If you've ever wanted to give yoga a try, Katie Morgan-Lousky has a proposition for you: Come downtown Sunday and join a couple thousand people for a 30-minute class.
The founder of Cherished Friends of Ahava along with her friends at the Victory Center and Cancer Connection of Northwest Ohio Inc. are hoping to set a world record for a group yoga session. They also hope to raise money for their efforts to help local cancer patients and their families.
"It's my dream to get 5,000 people down here. I would flip out. I would tap dance on top of my building," said Ms. Morgan-Lousky, who owns Ahava Spa and Wellness Center, 34 South St. Clair St. "To me, it's about more than the Guinness Book of World Records.
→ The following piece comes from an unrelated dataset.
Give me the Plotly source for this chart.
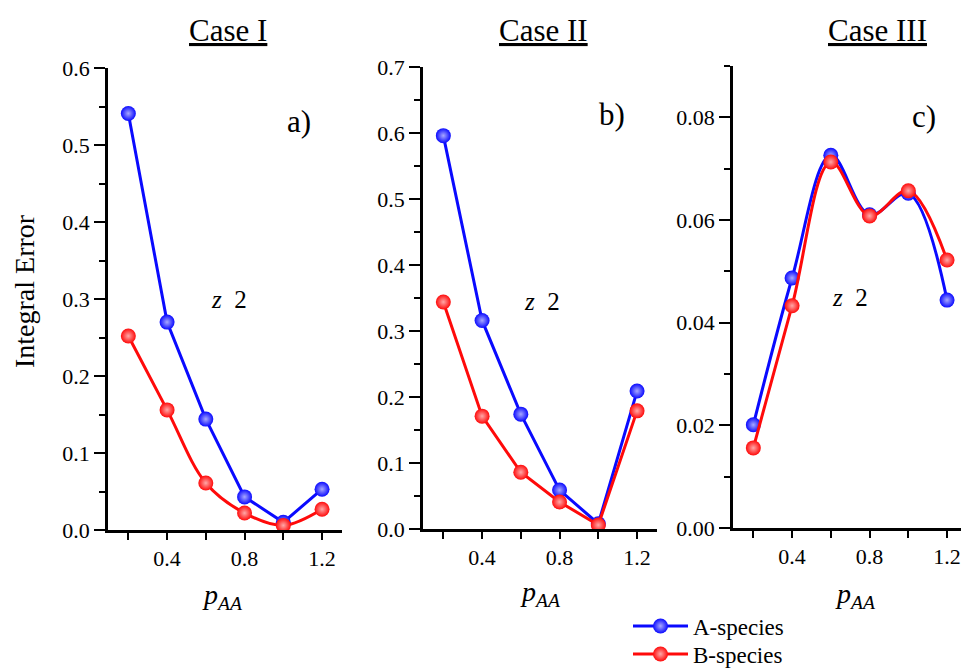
import plotly.graph_objects as go

# ---------------- data ----------------
p_AA = [0.2, 0.4, 0.6, 0.8, 1.0, 1.2]
case1_A = [0.541, 0.270, 0.144, 0.043, 0.010, 0.053]
case1_B = [0.252, 0.156, 0.061, 0.022, 0.006, 0.027]
case2_A = [0.596, 0.316, 0.174, 0.059, 0.008, 0.209]
case2_B = [0.344, 0.171, 0.086, 0.041, 0.006, 0.179]
case3_A = [0.0201, 0.0487, 0.0726, 0.0610, 0.0652, 0.0444]
case3_B = [0.0156, 0.0433, 0.0713, 0.0608, 0.0657, 0.0522]
x_tick_vals = [0.4, 0.8, 1.2]
x_tick_text = ["0.4", "0.8", "1.2"]
x_minor_vals = [0.2, 0.6, 1.0]
case_titles = ["Case I", "Case II", "Case III"]
panel_tags = ["a)", "b)", "c)"]
series_names = ["A-species", "B-species"]

W, H = 961, 670
FONT = "Liberation Serif, Times New Roman, Times, serif"
BLUE = "#0a0aff"
RED = "#ff0a0a"

panels = [
    dict(A=case1_A, B=case1_B, shapeA="linear", shapeB="spline",
         xpx=(108, 342), ypx=(68, 530), yr=(0, 0.6), dt=0.1, mdt=0.05, fmt=".1f",
         xr=(0.095, 1.303), rline=True),
    dict(A=case2_A, B=case2_B, shapeA="linear", shapeB="linear",
         xpx=(423, 657), ypx=(67, 529), yr=(0, 0.7), dt=0.1, mdt=0.05, fmt=".1f",
         xr=(0.095, 1.303), rline=True),
    dict(A=case3_A, B=case3_B, shapeA="spline", shapeB="spline",
         xpx=(733, 961), ypx=(66, 528), yr=(0, 0.09), dt=0.02, mdt=0.01, fmt=".2f",
         xr=(0.095, 1.272), rline=False),
]

fig = go.Figure()
layout = {}
tickfont = dict(family=FONT, size=22, color="black")

for i, p in enumerate(panels):
    n = i + 1
    xb, yl = f"x{n}", f"y{n}"
    xdom = [p["xpx"][0] / W, p["xpx"][1] / W]
    ydom = [1 - p["ypx"][1] / H, 1 - p["ypx"][0] / H]
    common = dict(showgrid=False, zeroline=False, linecolor="black", linewidth=2.5,
                  tickcolor="black", tickwidth=2, automargin=False)
    layout[f"xaxis{n}"] = dict(domain=xdom, range=list(p["xr"]), anchor=yl,
                               tickmode="array", tickvals=x_tick_vals, ticktext=x_tick_text,
                               ticks="outside", ticklen=7, showline=True, tickfont=tickfont,
                               minor=dict(tickmode="array", tickvals=x_minor_vals, ticks="outside",
                                          ticklen=7, tickwidth=2, tickcolor="black"),
                               **common)
    layout[f"xaxis{n+3}"] = dict(overlaying=xb, side="top", range=list(p["xr"]), anchor=yl,
                                 tickmode="array", tickvals=x_tick_vals, showticklabels=False,
                                 ticks="inside", ticklen=11, showline=True,
                                 minor=dict(tickmode="array", tickvals=x_minor_vals, ticks="inside",
                                            ticklen=11, tickwidth=2, tickcolor="black"),
                                 **common)
    layout[f"yaxis{n}"] = dict(domain=ydom, range=list(p["yr"]), anchor=xb,
                               tick0=0, dtick=p["dt"], tickformat=p["fmt"],
                               ticks="outside", ticklen=11, showline=True, tickfont=tickfont,
                               minor=dict(dtick=p["mdt"], tick0=0, ticks="outside", ticklen=6,
                                          tickwidth=2, tickcolor="black"),
                               **common)
    rlen, rmin = (12, 6) if p["rline"] else (8, 3)
    layout[f"yaxis{n+3}"] = dict(overlaying=yl, side="right", range=list(p["yr"]), anchor=xb,
                                 tick0=0, dtick=p["dt"], showticklabels=False,
                                 ticks="inside", ticklen=rlen, showline=p["rline"],
                                 minor=dict(dtick=p["mdt"], tick0=0, ticks="inside", ticklen=rmin,
                                            tickwidth=2, tickcolor="black"),
                                 **common)
    for key, color, shape, name, leg in [("A", BLUE, p["shapeA"], series_names[0], "legend"),
                                         ("B", RED, p["shapeB"], series_names[1], "legend2")]:
        fig.add_trace(go.Scatter(
            x=p_AA, y=p[key], xaxis=xb, yaxis=yl, mode="lines+markers", name=name,
            showlegend=(i == 0), legend=leg,
            line=dict(color=color, width=3, shape=shape),
            marker=dict(size=15, color=color,
                        gradient=dict(type="radial", color="#a8a8ff" if key == "A" else "#ffa8a8"),
                        line=dict(width=0)),
        ))

annotations = []
title_px = [(228, 30), (543, 30), (877, 30)]
tag_px = [(313, 121), (627, 115), (938, 117)]
z_px = [(229, 299), (542, 301), (850, 297)]
xlab_px = [(222, 596), (540, 593), (855, 595)]
for i in range(3):
    annotations.append(dict(text=f"<u>{case_titles[i]}</u>", x=title_px[i][0] / W, y=1 - title_px[i][1] / H,
                            xref="paper", yref="paper", xanchor="center", yanchor="middle",
                            showarrow=False, font=dict(family=FONT, size=31, color="black")))
    annotations.append(dict(text=panel_tags[i], x=tag_px[i][0] / W, y=1 - tag_px[i][1] / H,
                            xref="paper", yref="paper", xanchor="right", yanchor="middle",
                            showarrow=False, font=dict(family=FONT, size=31, color="black")))
    annotations.append(dict(text="<i>z</i>\u00a0\u00a02", x=z_px[i][0] / W, y=1 - z_px[i][1] / H,
                            xref="paper", yref="paper", xanchor="center", yanchor="middle",
                            showarrow=False, font=dict(family=FONT, size=25, color="black")))
    annotations.append(dict(text="<i>p</i><sub><i>AA</i></sub>", x=xlab_px[i][0] / W, y=1 - xlab_px[i][1] / H,
                            xref="paper", yref="paper", xanchor="center", yanchor="middle",
                            showarrow=False, font=dict(family=FONT, size=28, color="black")))
annotations.append(dict(text="Integral Error", x=24 / W, y=1 - 291 / H, xref="paper", yref="paper",
                        xanchor="center", yanchor="middle", textangle=-90, showarrow=False,
                        font=dict(family=FONT, size=28, color="black")))

legend_common = dict(xanchor="left", yanchor="middle",
                     font=dict(family=FONT, size=23, color="black"),
                     bgcolor="rgba(0,0,0,0)", itemwidth=55)

fig.update_layout(
    width=W, height=H,
    margin=dict(l=0, r=0, t=0, b=0, autoexpand=False),
    paper_bgcolor="white", plot_bgcolor="white",
    font=dict(family=FONT, color="black"),
    annotations=annotations,
    legend=dict(x=628 / W, y=1 - 626 / H, **legend_common),
    legend2=dict(x=628 / W, y=1 - 654 / H, **legend_common),
    **layout,
)

fig.write_html("out.html")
It's about saying that many people in Toledo, Ohio, have opened their hearts and want to support organizations that are supporting cancer patients."
For $15 - $30 if you'd like a yoga mat and T-shirt - participants will gather on St. Clair Street between Washington and Lafayette tomorrow. Registration begins at 8 a.m., and the giant yoga class in the street is to begin at 9:30 a.m. Mike Zerner, who teaches yoga at the Victory Center and Ahava, will lead the class from center stage with speakers donated by Markey's Audio Visual set up along the street.
For Jean Schoen, founder and executive director of Cancer Connection of Northwest Ohio, the event promises to be an out-of-the-ordinary but fun way for three groups with similar aims to raise badly needed dollars.
"Every penny that we raise will go toward the programs that all three of our organizations have to offer," she said.
Cancer Center of Northwest Ohio is a fledgling nonprofit whose mission is to connect cancer patients and their families with existing programs and to research the need for other assistance programs. The Victory Center describes itself as "a place of hope, laughter, peace, acceptance, and connection" where cancer patients may try alternative therapy techniques, while Cherished Friends of Ahava offers free day-long spa and salon treatments for cancer patients.
"The public generally thinks we are in competition with each other and a lot of supporters feel like they have to support one or the other," Ms. Morgan-Lousky said, adding that she and Victory Center Executive Director Kelly Brooks don't feel that way. "You can never have too many people want to support cancer patients, and they need that support."